Set all the material down again unchanged, without the pictures.

BEGIN Dataset excerpt

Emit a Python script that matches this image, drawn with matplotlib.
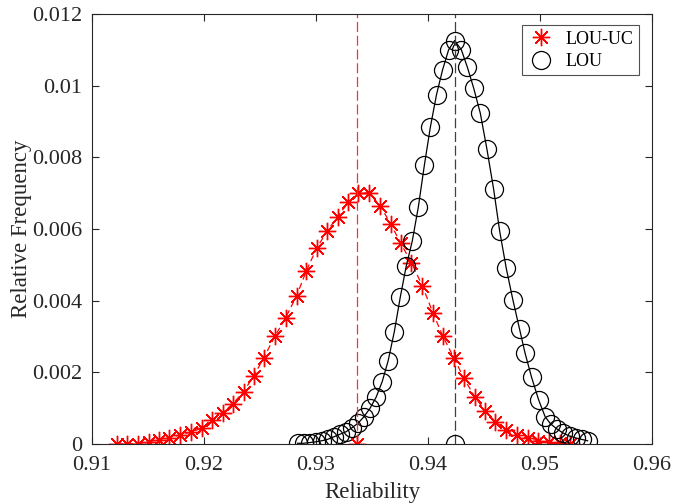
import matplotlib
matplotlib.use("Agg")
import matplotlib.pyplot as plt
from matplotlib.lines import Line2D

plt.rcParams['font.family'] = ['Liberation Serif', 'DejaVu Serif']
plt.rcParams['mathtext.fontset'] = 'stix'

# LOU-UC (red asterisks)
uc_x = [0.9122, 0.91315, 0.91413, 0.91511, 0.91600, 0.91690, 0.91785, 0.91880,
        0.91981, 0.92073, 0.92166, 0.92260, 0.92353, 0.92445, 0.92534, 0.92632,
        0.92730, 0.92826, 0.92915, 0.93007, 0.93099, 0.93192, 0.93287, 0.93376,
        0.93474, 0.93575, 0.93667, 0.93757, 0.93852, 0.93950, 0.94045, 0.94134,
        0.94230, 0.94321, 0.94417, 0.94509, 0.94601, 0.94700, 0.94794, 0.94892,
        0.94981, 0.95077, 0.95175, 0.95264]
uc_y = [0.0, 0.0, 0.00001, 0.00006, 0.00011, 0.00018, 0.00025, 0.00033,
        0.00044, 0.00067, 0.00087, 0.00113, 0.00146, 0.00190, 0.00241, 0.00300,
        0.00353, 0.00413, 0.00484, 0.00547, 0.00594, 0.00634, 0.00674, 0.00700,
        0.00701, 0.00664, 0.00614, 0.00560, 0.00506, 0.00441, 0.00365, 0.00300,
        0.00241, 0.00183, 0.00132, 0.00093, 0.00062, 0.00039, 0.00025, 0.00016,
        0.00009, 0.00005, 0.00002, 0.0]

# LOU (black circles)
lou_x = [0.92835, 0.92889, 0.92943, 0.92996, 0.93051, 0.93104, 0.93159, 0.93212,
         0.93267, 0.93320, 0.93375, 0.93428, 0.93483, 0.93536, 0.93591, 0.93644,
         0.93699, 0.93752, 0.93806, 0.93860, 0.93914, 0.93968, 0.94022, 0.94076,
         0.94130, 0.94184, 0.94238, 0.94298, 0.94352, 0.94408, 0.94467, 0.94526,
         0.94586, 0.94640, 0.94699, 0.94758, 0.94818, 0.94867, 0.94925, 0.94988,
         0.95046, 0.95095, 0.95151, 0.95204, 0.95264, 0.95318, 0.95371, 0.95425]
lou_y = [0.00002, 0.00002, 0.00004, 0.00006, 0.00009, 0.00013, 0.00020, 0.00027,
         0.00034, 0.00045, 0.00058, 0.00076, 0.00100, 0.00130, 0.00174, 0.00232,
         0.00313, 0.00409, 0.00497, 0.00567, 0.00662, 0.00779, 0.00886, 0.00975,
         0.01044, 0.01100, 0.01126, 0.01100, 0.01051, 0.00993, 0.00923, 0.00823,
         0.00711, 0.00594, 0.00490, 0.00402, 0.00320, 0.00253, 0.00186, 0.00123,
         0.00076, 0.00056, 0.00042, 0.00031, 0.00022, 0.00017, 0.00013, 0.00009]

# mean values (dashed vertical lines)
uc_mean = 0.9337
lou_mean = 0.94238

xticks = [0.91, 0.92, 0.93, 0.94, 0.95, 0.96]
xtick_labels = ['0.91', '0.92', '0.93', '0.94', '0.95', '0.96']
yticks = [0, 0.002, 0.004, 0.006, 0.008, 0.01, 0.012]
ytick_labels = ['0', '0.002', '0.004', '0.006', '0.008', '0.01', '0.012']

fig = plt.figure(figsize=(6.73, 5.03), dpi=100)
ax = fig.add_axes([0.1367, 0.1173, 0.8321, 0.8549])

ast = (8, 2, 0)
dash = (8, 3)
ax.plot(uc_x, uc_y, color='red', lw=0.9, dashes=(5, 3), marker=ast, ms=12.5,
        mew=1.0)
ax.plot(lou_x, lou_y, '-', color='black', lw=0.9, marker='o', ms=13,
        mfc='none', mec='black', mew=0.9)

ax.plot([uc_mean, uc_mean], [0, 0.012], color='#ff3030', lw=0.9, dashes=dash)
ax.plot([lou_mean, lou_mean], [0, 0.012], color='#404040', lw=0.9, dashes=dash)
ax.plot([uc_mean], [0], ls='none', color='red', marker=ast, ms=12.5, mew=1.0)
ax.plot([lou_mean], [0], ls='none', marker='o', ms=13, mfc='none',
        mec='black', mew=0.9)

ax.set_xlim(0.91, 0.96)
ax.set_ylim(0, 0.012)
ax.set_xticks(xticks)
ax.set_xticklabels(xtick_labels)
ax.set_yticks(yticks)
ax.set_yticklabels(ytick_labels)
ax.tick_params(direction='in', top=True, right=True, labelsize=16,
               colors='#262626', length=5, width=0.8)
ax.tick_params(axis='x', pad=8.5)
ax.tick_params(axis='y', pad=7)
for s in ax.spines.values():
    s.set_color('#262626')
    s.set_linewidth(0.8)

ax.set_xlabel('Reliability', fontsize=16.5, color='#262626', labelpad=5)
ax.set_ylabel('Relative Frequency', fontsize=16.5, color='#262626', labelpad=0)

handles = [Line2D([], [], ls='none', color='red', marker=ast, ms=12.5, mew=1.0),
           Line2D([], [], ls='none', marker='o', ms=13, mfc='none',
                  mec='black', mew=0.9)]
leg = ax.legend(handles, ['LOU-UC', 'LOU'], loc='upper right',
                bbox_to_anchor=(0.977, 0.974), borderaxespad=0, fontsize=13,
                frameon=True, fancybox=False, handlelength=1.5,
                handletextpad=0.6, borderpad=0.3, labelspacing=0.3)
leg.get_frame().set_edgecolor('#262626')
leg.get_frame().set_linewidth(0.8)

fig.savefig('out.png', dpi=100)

END Dataset excerpt

- Result of the exercise:
Emit a Python script that matches this image, drawn with matplotlib.
import matplotlib
matplotlib.use("Agg")
import matplotlib.pyplot as plt
from matplotlib.lines import Line2D

plt.rcParams['font.family'] = ['Liberation Serif', 'DejaVu Serif']
plt.rcParams['mathtext.fontset'] = 'stix'

# LOU-UC (red asterisks)
uc_x = [0.9122, 0.91315, 0.91413, 0.91511, 0.91600, 0.91690, 0.91785, 0.91880,
        0.91981, 0.92073, 0.92166, 0.92260, 0.92353, 0.92445, 0.92534, 0.92632,
        0.92730, 0.92826, 0.92915, 0.93007, 0.93099, 0.93192, 0.93287, 0.93376,
        0.93474, 0.93575, 0.93667, 0.93757, 0.93852, 0.93950, 0.94045, 0.94134,
        0.94230, 0.94321, 0.94417, 0.94509, 0.94601, 0.94700, 0.94794, 0.94892,
        0.94981, 0.95077, 0.95175, 0.95264]
uc_y = [0.0, 0.0, 0.00001, 0.00006, 0.00011, 0.00018, 0.00025, 0.00033,
        0.00044, 0.00067, 0.00087, 0.00113, 0.00146, 0.00190, 0.00241, 0.00300,
        0.00353, 0.00413, 0.00484, 0.00547, 0.00594, 0.00634, 0.00674, 0.00700,
        0.00701, 0.00664, 0.00614, 0.00560, 0.00506, 0.00441, 0.00365, 0.00300,
        0.00241, 0.00183, 0.00132, 0.00093, 0.00062, 0.00039, 0.00025, 0.00016,
        0.00009, 0.00005, 0.00002, 0.0]

# LOU (black circles)
lou_x = [0.92835, 0.92889, 0.92943, 0.92996, 0.93051, 0.93104, 0.93159, 0.93212,
         0.93267, 0.93320, 0.93375, 0.93428, 0.93483, 0.93536, 0.93591, 0.93644,
         0.93699, 0.93752, 0.93806, 0.93860, 0.93914, 0.93968, 0.94022, 0.94076,
         0.94130, 0.94184, 0.94238, 0.94298, 0.94352, 0.94408, 0.94467, 0.94526,
         0.94586, 0.94640, 0.94699, 0.94758, 0.94818, 0.94867, 0.94925, 0.94988,
         0.95046, 0.95095, 0.95151, 0.95204, 0.95264, 0.95318, 0.95371, 0.95425]
lou_y = [0.00002, 0.00002, 0.00004, 0.00006, 0.00009, 0.00013, 0.00020, 0.00027,
         0.00034, 0.00045, 0.00058, 0.00076, 0.00100, 0.00130, 0.00174, 0.00232,
         0.00313, 0.00409, 0.00497, 0.00567, 0.00662, 0.00779, 0.00886, 0.00975,
         0.01044, 0.01100, 0.01126, 0.01100, 0.01051, 0.00993, 0.00923, 0.00823,
         0.00711, 0.00594, 0.00490, 0.00402, 0.00320, 0.00253, 0.00186, 0.00123,
         0.00076, 0.00056, 0.00042, 0.00031, 0.00022, 0.00017, 0.00013, 0.00009]

# mean values (dashed vertical lines)
uc_mean = 0.9337
lou_mean = 0.94238

xticks = [0.91, 0.92, 0.93, 0.94, 0.95, 0.96]
xtick_labels = ['0.91', '0.92', '0.93', '0.94', '0.95', '0.96']
yticks = [0, 0.002, 0.004, 0.006, 0.008, 0.01, 0.012]
ytick_labels = ['0', '0.002', '0.004', '0.006', '0.008', '0.01', '0.012']

fig = plt.figure(figsize=(6.73, 5.03), dpi=100)
ax = fig.add_axes([0.1367, 0.1173, 0.8321, 0.8549])

ast = (8, 2, 0)
dash = (8, 3)
ax.plot(uc_x, uc_y, color='red', lw=0.9, dashes=(5, 3), marker=ast, ms=12.5,
        mew=1.0)
ax.plot(lou_x, lou_y, '-', color='black', lw=0.9, marker='o', ms=13,
        mfc='none', mec='black', mew=0.9)

ax.plot([uc_mean, uc_mean], [0, 0.012], color='#ff3030', lw=0.9, dashes=dash)
ax.plot([lou_mean, lou_mean], [0, 0.012], color='#404040', lw=0.9, dashes=dash)
ax.plot([uc_mean], [0], ls='none', color='red', marker=ast, ms=12.5, mew=1.0)
ax.plot([lou_mean], [0], ls='none', marker='o', ms=13, mfc='none',
        mec='black', mew=0.9)

ax.set_xlim(0.91, 0.96)
ax.set_ylim(0, 0.012)
ax.set_xticks(xticks)
ax.set_xticklabels(xtick_labels)
ax.set_yticks(yticks)
ax.set_yticklabels(ytick_labels)
ax.tick_params(direction='in', top=True, right=True, labelsize=16,
               colors='#262626', length=5, width=0.8)
ax.tick_params(axis='x', pad=8.5)
ax.tick_params(axis='y', pad=7)
for s in ax.spines.values():
    s.set_color('#262626')
    s.set_linewidth(0.8)

ax.set_xlabel('Reliability', fontsize=16.5, color='#262626', labelpad=5)
ax.set_ylabel('Relative Frequency', fontsize=16.5, color='#262626', labelpad=0)

handles = [Line2D([], [], ls='none', color='red', marker=ast, ms=12.5, mew=1.0),
           Line2D([], [], ls='none', marker='o', ms=13, mfc='none',
                  mec='black', mew=0.9)]
leg = ax.legend(handles, ['LOU-UC', 'LOU'], loc='upper right',
                bbox_to_anchor=(0.977, 0.974), borderaxespad=0, fontsize=13,
                frameon=True, fancybox=False, handlelength=1.5,
                handletextpad=0.6, borderpad=0.3, labelspacing=0.3)
leg.get_frame().set_edgecolor('#262626')
leg.get_frame().set_linewidth(0.8)

fig.savefig('out.png', dpi=100)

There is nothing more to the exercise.